Thousands of the north state's rural poor, including residents of the greater Sacramento area, will be able to access medical care in 2012 after more than 30 counties received federal approval and funding to expand their indigent health coverage.
The County Medical Services Program, or CMSP, a group of 34 mostly north state counties, received the green light to cover an additional 30,000 uninsured, low-income adults through Path2Health, a new indigent care program that launched Jan. 1.
Created as a prelude to federal health reform, Path2Health provides free health coverage for medically necessary services to uninsured adults in the 34-county network who are at or below 100 percent of the poverty line about $10,890 for a single person and who do not qualify for Medi-Cal.
It is one of a number of low-income health programs, or LIHPs, across the state that will "build a foundation for when health reform takes over" in 2014, said Lee Kemper, executive director of CMSP's governing board.
"We're starting to make it possible to make people eligible now," Kemper said. "This is basically a network that will be a bridge leading to new coverage. This will make it possible for counties to implement health reform early."

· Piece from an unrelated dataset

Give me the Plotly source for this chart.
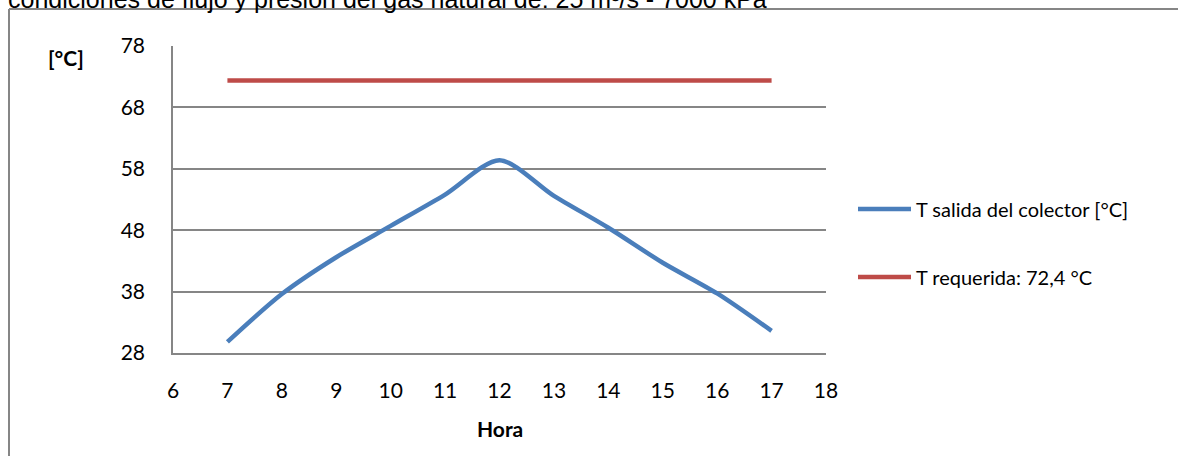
import plotly.graph_objects as go

# Hourly collector outlet temperature and the required temperature
horas = [7, 8, 9, 10, 11, 12, 13, 14, 15, 16, 17]
t_salida = [29.8, 37.6, 43.6, 48.7, 53.8, 59.4, 53.6, 48.4, 42.7, 37.7, 31.6]
t_requerida = [72.4] * len(horas)

x_ticks = list(range(6, 19))
y_ticks = [28, 38, 48, 58, 68, 78]

serie_salida = "T salida del colector [°C]"
serie_requerida = "T requerida: 72,4 °C"
titulo = "condiciones de flujo y presión del gas natural de: 25 m³/s - 7000 kPa"

W, H = 1178, 456
L, R, T, B = 173, 826, 46, 353   # plot area in pixels

def xp(px):
    return (px - L) / (R - L)

def yp(py):
    return (B - py) / (B - T)

AZUL = "#4A7EBB"
ROJO = "#BE4B48"
GRIS = "#868686"
FUENTE = "Lato"

fig = go.Figure()
fig.add_trace(go.Scatter(
    x=horas, y=t_salida, mode="lines", name=serie_salida,
    line=dict(color=AZUL, width=4.5, shape="spline", smoothing=0.8),
    showlegend=False,
))
fig.add_trace(go.Scatter(
    x=horas, y=t_requerida, mode="lines", name=serie_requerida,
    line=dict(color=ROJO, width=4.5),
    showlegend=False,
))

fig.update_xaxes(
    range=[6, 18], tickvals=x_ticks, ticktext=[str(v) for v in x_ticks],
    showgrid=False, zeroline=False,
    showline=True, linecolor=GRIS, linewidth=1.5,
    ticks="", ticklabelstandoff=18,
    tickfont=dict(family=FUENTE, size=21, color="#000000"),
)
fig.update_yaxes(
    range=[28, 78], tickvals=y_ticks, ticktext=[str(v) for v in y_ticks],
    showgrid=True, gridcolor=GRIS, gridwidth=1.5, zeroline=False,
    showline=True, linecolor=GRIS, linewidth=1.5,
    ticks="", ticklabelstandoff=22,
    tickfont=dict(family=FUENTE, size=21, color="#000000"),
)

shapes = [
    # chart frame (top and left edges)
    dict(type="line", xref="paper", yref="paper", x0=xp(9), x1=xp(1190),
         y0=yp(9), y1=yp(9), line=dict(color=GRIS, width=2)),
    dict(type="line", xref="paper", yref="paper", x0=xp(9), x1=xp(9),
         y0=yp(9), y1=yp(470), line=dict(color=GRIS, width=2)),
    # legend samples
    dict(type="line", xref="paper", yref="paper", x0=xp(858), x1=xp(911),
         y0=yp(209), y1=yp(209), line=dict(color=AZUL, width=4.5)),
    dict(type="line", xref="paper", yref="paper", x0=xp(858), x1=xp(911),
         y0=yp(277), y1=yp(277), line=dict(color=ROJO, width=4.5)),
]

annotations = [
    dict(text=titulo, xref="paper", yref="paper", x=xp(6), y=yp(15),
         xanchor="left", yanchor="bottom", showarrow=False,
         font=dict(family="Liberation Sans", size=25, color="#000000")),
    dict(text="<b>[°C]</b>", xref="paper", yref="paper", x=xp(66), y=yp(57),
         xanchor="center", yanchor="middle", showarrow=False,
         font=dict(family=FUENTE, size=21, color="#000000")),
    dict(text="<b>Hora</b>", xref="paper", yref="paper", x=xp(500), y=yp(428),
         xanchor="center", yanchor="middle", showarrow=False,
         font=dict(family=FUENTE, size=21, color="#000000")),
    dict(text=serie_salida, xref="paper", yref="paper", x=xp(914), y=yp(209),
         xanchor="left", yanchor="middle", showarrow=False,
         font=dict(family=FUENTE, size=20, color="#000000")),
    dict(text=serie_requerida, xref="paper", yref="paper", x=xp(914), y=yp(277),
         xanchor="left", yanchor="middle", showarrow=False,
         font=dict(family=FUENTE, size=20, color="#000000")),
]

fig.update_layout(
    width=W, height=H,
    margin=dict(l=L, r=W - R, t=T, b=H - B, pad=0),
    plot_bgcolor="#FFFFFF", paper_bgcolor="#FFFFFF",
    shapes=shapes, annotations=annotations,
    showlegend=False,
)

fig.write_html("out.html")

The federal government will match each dollar the 34 counties spend on Path2Health, but officials did not know how much that would be. CMSP will serve 90,000 low-income adults by the end of 2013, Kemper said.

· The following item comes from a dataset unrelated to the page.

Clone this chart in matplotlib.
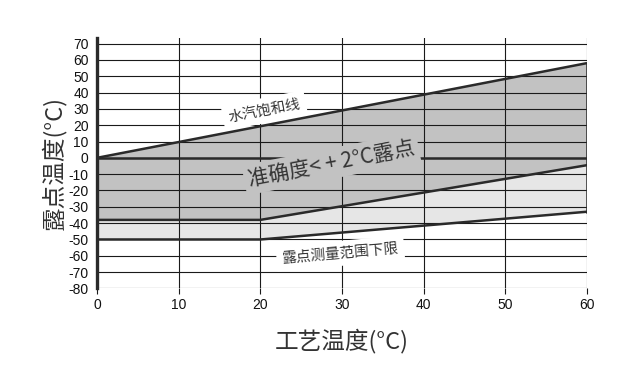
import matplotlib.pyplot as plt

plt.rcParams['font.family'] = ['Liberation Sans', 'Noto Sans CJK SC', 'DejaVu Sans']
plt.rcParams['axes.unicode_minus'] = False

# 水汽饱和线
sat_x = [0, 60]
sat_y = [0, 58]
# 准确度边界 (< +2°C 露点)
acc_x = [0, 20, 60]
acc_y = [-38, -38, -4.5]
# 露点测量范围下限
low_x = [0, 20, 60]
low_y = [-50, -50, -33]

x_ticks = [0, 10, 20, 30, 40, 50, 60]
y_ticks = list(range(-80, 71, 10))

line_color = '#2a2a2a'
text_color = '#333333'
cjk = ['Noto Sans CJK SC', 'DejaVu Sans']

fig = plt.figure(figsize=(6.24, 3.75), dpi=100)
ax = fig.add_axes([0.1554, 0.2307, 0.7853, 0.6685])

# 区域填充
ax.fill(sat_x + acc_x[::-1], sat_y + acc_y[::-1], color='#c2c2c2', lw=0, zorder=1)
ax.fill(acc_x + low_x[::-1], acc_y + low_y[::-1], color='#e6e6e6', lw=0, zorder=1)

# 边界线
ax.plot(sat_x, sat_y, color=line_color, lw=1.8, zorder=3, solid_capstyle='butt')
ax.plot(acc_x, acc_y, color=line_color, lw=1.8, zorder=3)
ax.plot(low_x, low_y, color=line_color, lw=1.8, zorder=3)
ax.plot([sat_x[0], sat_x[-1]], [0, 0], color=line_color, lw=1.8, zorder=3)
ax.plot([sat_x[-1], sat_x[-1]], [low_y[-1], sat_y[-1]], color=line_color, lw=1.8, zorder=3)

ax.set_xlim(0, 60)
ax.set_ylim(-80, 73.5)
ax.set_xticks(x_ticks)
ax.set_yticks(y_ticks)
ax.grid(True, color='#1a1a1a', lw=0.8)

for s in ['top', 'right', 'bottom']:
    ax.spines[s].set_visible(False)
ax.spines['left'].set_linewidth(2.4)
ax.spines['left'].set_color(line_color)
ax.spines['left'].set_zorder(4)

ax.tick_params(axis='x', length=4, width=0.8, color='#1a1a1a', labelsize=10, pad=3, labelcolor='#111111')
ax.tick_params(axis='y', length=0, labelsize=10, pad=6, labelcolor='#111111')

# 标注文字
ax.text(20.5, 29, '水汽饱和线', rotation=11, ha='center', va='center',
        fontsize=10.5, color=text_color, family=cjk, zorder=5,
        bbox=dict(facecolor='white', edgecolor='none', pad=4))
ax.text(28.7, -3.5, '准确度< + 2°C露点', rotation=11, ha='center', va='center',
        fontsize=15, color=text_color, family=cjk, zorder=5,
        bbox=dict(facecolor='#c2c2c2', edgecolor='none', pad=3))
ax.text(29.8, -58.5, '露点测量范围下限', rotation=5, ha='center', va='center',
        fontsize=10.5, color=text_color, family=cjk, zorder=5,
        bbox=dict(facecolor='white', edgecolor='none', pad=4))

ax.set_xlabel('工艺温度(°C)', fontsize=17, color=text_color, family=cjk, labelpad=12)
ax.set_ylabel('露点温度(°C)', fontsize=17, color=text_color, family=cjk, labelpad=2)

fig.savefig('out.png', dpi=100)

Under the Affordable Care Act, low-income adults covered by LIHPs such as Path2Health will transition to either Medi-Cal or the state's Health Benefit Exchange in 2014.

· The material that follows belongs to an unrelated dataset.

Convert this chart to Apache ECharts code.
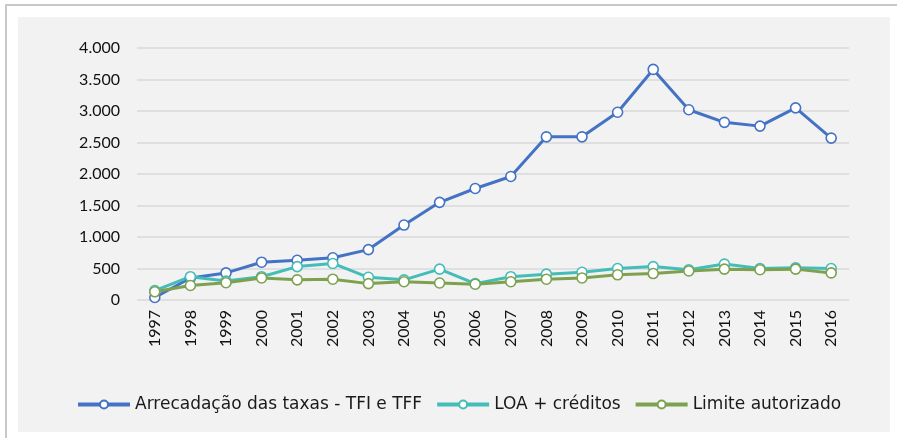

The LIHPs go further than the indigent care programs that counties have long run under Medi-Cal. The LIHPs are managed-care plans with established health benefits and guidelines on coverage and access to basic and specialty care.
Rural administrators in CMSP say the federal matching dollars will help their counties El Dorado, Nevada, Sutter and Yuba among them to extend care to more of their neediest residents.
"With this additional funding, quite a number of our poor will receive care and have a good primary medical home," said Jim Ellsworth, executive director of El Dorado Community Health Center in Placerville, which serves about half of the county's 2,800 residents enrolled in Plan2Health through CMSP.
"It's an opportunity to prepare for health reform in 2014 and help people who have fallen through the safety net," said Nevada County executive officer Richard Haffey. "People with no health plan, their only option is to go to the emergency room. In many ways, it's a preventative situation."
More than 45 of California's 58 counties now participate in LIHPs, including 10 large, urban counties that launched their own programs in July, enrolling more than 225,000 Californians, said Anthony Wright, executive director of consumer health advocacy group Health Access California.
A number of remaining counties, including Sacramento and Placer, are working to launch LIHPs later this year to complement their existing indigent care programs. Yolo County will join CMSP and its Path2Health program later this year, Kemper said.
Wright said as many as 500,000 Californians could ultimately obtain coverage through LIHPs by 2014, when they roll into the federal coverage.
"This is a big deal it's a huge benefit not only for folks who will get care, but for the health-care system and counties," Wright said.
For the poor who need care, low- income health programs such as Path2Health are the difference between trips to the emergency room for basic care and having a medical home base for primary and specialty care, disease management and preventive care.
For recession-battered rural counties charged with providing care to their low- income residents, the federal matching funds pump money into health systems as more residents are feeling financial pain.
In tough times, more people are seeking out CMSP's services, said Kemper, who has seen its enrollment balloon from about 42,000 to about 63,000 people during the recession, draining all but $20 million of CMSP's $250 million rainy-day reserve in the process.
Kemper said not only will the federal dollars shore up CMSP's depleted fund, but the money will help grow the program and is "important to continuing coverage in general."
"These rural areas have been hard-hit," Kemper said. "There's a lot of need."